◆ Data provided:
____

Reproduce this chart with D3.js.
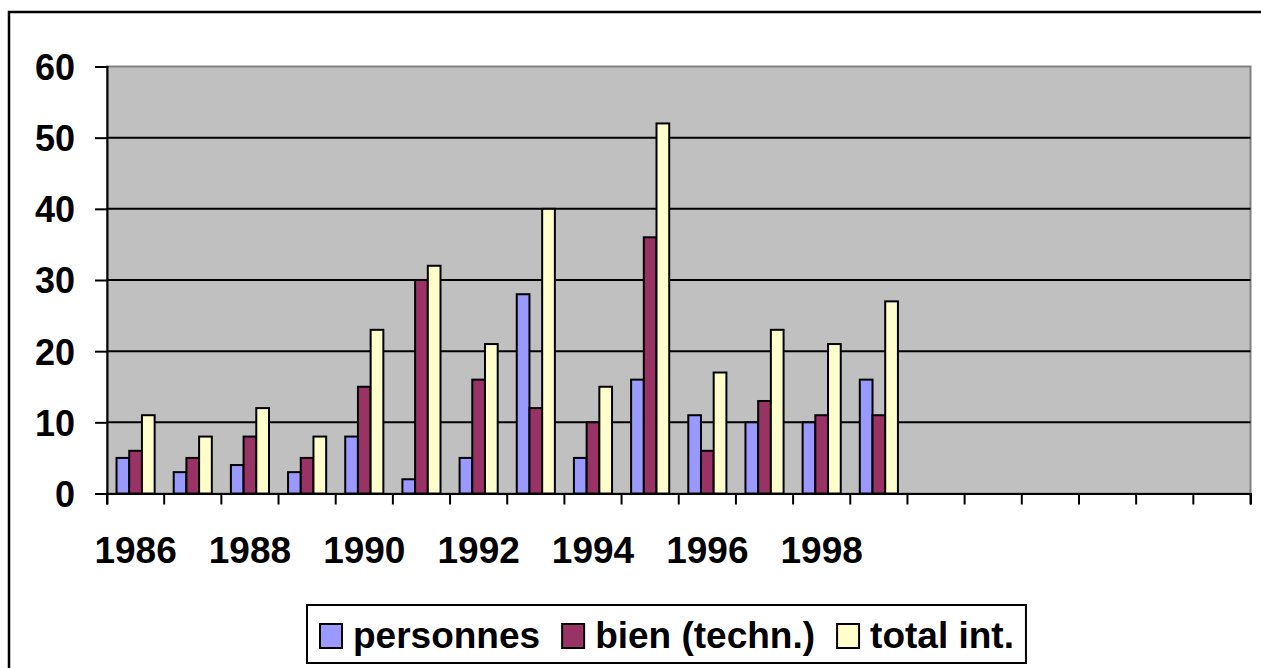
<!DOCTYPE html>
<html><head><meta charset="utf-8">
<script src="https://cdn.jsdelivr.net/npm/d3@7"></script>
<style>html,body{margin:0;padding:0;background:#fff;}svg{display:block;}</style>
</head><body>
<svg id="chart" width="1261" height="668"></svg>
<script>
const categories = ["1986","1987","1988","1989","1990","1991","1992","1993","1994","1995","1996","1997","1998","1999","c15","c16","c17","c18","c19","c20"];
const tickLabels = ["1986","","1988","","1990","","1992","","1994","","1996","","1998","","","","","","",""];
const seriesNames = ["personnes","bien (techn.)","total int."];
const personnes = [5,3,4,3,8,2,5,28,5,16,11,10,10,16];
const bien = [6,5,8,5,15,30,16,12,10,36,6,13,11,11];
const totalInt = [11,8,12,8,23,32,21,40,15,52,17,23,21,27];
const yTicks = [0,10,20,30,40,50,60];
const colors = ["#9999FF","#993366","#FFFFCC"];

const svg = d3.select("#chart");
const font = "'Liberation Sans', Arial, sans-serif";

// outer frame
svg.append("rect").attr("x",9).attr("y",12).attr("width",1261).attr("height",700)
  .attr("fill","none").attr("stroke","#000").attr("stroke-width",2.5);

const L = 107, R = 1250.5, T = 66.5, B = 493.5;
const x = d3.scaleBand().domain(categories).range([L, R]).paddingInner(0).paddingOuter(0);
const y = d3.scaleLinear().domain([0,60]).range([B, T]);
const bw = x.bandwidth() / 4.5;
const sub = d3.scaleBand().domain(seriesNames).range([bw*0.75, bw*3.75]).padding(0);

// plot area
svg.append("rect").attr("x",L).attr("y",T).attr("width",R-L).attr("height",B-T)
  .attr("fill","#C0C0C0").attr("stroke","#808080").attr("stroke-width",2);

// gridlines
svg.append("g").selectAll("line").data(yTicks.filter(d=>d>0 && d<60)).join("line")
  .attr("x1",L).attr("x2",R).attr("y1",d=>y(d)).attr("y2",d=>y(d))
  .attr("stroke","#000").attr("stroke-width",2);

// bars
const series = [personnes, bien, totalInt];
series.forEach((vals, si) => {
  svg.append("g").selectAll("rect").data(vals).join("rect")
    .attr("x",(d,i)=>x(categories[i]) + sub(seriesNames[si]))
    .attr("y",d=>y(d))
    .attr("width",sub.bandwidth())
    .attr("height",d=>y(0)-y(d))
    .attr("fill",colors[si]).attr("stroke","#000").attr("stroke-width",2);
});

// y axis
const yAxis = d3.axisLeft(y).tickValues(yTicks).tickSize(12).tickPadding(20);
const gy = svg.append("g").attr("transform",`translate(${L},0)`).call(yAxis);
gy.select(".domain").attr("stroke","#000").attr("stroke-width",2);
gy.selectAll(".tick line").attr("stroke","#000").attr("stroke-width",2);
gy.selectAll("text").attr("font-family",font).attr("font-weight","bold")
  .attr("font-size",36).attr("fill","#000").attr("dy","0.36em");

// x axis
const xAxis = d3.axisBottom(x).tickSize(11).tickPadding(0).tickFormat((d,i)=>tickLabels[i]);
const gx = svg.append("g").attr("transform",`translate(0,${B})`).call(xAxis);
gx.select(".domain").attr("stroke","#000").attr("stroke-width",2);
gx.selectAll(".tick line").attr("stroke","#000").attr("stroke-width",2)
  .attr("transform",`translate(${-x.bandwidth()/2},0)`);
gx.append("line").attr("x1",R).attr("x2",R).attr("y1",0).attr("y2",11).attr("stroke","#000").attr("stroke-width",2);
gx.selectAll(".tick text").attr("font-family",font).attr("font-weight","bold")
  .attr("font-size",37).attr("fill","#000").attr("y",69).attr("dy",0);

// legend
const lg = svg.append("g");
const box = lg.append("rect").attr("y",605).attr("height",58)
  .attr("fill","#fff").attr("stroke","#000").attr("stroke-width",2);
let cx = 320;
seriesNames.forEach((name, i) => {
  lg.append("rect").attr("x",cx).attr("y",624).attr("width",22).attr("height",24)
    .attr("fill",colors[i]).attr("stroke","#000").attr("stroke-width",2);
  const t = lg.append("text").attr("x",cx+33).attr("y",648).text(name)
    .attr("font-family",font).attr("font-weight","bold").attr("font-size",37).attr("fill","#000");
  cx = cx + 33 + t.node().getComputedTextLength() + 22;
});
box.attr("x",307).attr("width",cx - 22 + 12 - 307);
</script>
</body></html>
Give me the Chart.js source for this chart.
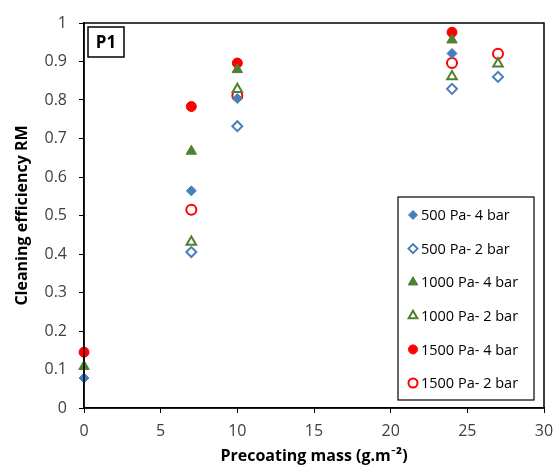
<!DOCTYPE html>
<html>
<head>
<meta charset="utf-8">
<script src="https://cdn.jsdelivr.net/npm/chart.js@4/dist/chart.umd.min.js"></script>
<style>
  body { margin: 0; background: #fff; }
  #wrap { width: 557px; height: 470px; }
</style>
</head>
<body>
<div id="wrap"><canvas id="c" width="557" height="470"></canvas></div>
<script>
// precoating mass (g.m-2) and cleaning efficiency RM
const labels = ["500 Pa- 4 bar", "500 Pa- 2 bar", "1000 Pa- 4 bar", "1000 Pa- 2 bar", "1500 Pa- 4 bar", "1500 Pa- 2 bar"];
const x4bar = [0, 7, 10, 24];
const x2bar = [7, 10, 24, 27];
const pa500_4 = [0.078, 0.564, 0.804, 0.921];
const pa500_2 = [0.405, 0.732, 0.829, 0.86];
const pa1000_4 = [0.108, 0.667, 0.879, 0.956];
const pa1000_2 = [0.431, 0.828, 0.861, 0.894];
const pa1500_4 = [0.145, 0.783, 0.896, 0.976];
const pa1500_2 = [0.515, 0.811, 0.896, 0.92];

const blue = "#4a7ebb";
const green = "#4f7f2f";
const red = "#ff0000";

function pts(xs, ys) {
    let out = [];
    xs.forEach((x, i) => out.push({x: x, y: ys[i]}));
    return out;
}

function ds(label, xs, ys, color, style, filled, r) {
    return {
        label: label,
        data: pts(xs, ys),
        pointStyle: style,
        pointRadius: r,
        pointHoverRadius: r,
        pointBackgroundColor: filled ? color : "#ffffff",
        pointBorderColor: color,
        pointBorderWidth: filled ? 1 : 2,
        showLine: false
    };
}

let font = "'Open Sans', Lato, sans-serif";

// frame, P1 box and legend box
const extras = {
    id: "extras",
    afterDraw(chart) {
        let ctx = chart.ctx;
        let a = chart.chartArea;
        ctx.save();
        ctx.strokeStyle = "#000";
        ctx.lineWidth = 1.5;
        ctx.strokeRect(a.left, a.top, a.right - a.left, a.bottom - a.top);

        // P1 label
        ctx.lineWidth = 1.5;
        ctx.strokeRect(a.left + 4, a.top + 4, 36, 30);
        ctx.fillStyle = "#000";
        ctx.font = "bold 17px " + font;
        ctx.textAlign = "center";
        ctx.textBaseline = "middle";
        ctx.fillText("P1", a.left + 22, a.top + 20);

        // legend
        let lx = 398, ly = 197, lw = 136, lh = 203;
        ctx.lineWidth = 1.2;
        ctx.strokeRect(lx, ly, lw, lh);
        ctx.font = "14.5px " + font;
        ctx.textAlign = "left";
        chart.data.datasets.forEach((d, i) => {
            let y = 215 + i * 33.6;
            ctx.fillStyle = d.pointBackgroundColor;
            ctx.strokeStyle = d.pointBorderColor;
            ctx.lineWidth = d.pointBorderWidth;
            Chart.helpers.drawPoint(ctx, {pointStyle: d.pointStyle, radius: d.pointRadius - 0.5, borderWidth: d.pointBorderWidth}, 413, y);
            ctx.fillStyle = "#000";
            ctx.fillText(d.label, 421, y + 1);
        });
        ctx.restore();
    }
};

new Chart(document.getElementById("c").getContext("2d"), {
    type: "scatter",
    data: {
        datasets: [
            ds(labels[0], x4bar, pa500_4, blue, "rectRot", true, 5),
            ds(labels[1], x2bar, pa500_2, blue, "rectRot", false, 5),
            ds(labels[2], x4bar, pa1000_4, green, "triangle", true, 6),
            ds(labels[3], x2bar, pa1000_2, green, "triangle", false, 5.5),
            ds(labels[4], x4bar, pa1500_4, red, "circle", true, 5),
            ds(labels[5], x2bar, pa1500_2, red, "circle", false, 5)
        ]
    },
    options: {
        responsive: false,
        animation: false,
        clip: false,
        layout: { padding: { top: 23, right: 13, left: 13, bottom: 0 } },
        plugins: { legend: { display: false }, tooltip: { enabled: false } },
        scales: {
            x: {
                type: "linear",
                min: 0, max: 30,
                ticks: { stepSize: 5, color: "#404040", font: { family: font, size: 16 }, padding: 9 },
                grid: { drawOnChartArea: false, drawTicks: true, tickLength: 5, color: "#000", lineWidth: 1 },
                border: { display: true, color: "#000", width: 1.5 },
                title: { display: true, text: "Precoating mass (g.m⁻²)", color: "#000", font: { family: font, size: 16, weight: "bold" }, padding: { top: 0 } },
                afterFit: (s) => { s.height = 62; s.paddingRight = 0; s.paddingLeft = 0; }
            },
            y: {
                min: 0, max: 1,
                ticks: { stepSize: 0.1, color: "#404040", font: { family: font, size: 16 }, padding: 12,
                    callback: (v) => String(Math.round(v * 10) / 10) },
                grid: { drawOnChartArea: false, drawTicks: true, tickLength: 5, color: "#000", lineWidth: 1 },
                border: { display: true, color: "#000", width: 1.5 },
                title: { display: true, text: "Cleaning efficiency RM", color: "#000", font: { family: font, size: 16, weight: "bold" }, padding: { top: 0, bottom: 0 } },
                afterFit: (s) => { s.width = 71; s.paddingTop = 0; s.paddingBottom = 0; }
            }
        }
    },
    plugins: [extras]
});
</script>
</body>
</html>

____

From the material above, reproduce only what runs from the line holding "Give me the Chart.js source for this chart." down to the line holding "const pa1500_2 = [0.515, 0.811, 0.896, 0.92];", both included, pictures excluded.

◆ Output below:
Give me the Chart.js source for this chart.
<!DOCTYPE html>
<html>
<head>
<meta charset="utf-8">
<script src="https://cdn.jsdelivr.net/npm/chart.js@4/dist/chart.umd.min.js"></script>
<style>
  body { margin: 0; background: #fff; }
  #wrap { width: 557px; height: 470px; }
</style>
</head>
<body>
<div id="wrap"><canvas id="c" width="557" height="470"></canvas></div>
<script>
// precoating mass (g.m-2) and cleaning efficiency RM
const labels = ["500 Pa- 4 bar", "500 Pa- 2 bar", "1000 Pa- 4 bar", "1000 Pa- 2 bar", "1500 Pa- 4 bar", "1500 Pa- 2 bar"];
const x4bar = [0, 7, 10, 24];
const x2bar = [7, 10, 24, 27];
const pa500_4 = [0.078, 0.564, 0.804, 0.921];
const pa500_2 = [0.405, 0.732, 0.829, 0.86];
const pa1000_4 = [0.108, 0.667, 0.879, 0.956];
const pa1000_2 = [0.431, 0.828, 0.861, 0.894];
const pa1500_4 = [0.145, 0.783, 0.896, 0.976];
const pa1500_2 = [0.515, 0.811, 0.896, 0.92];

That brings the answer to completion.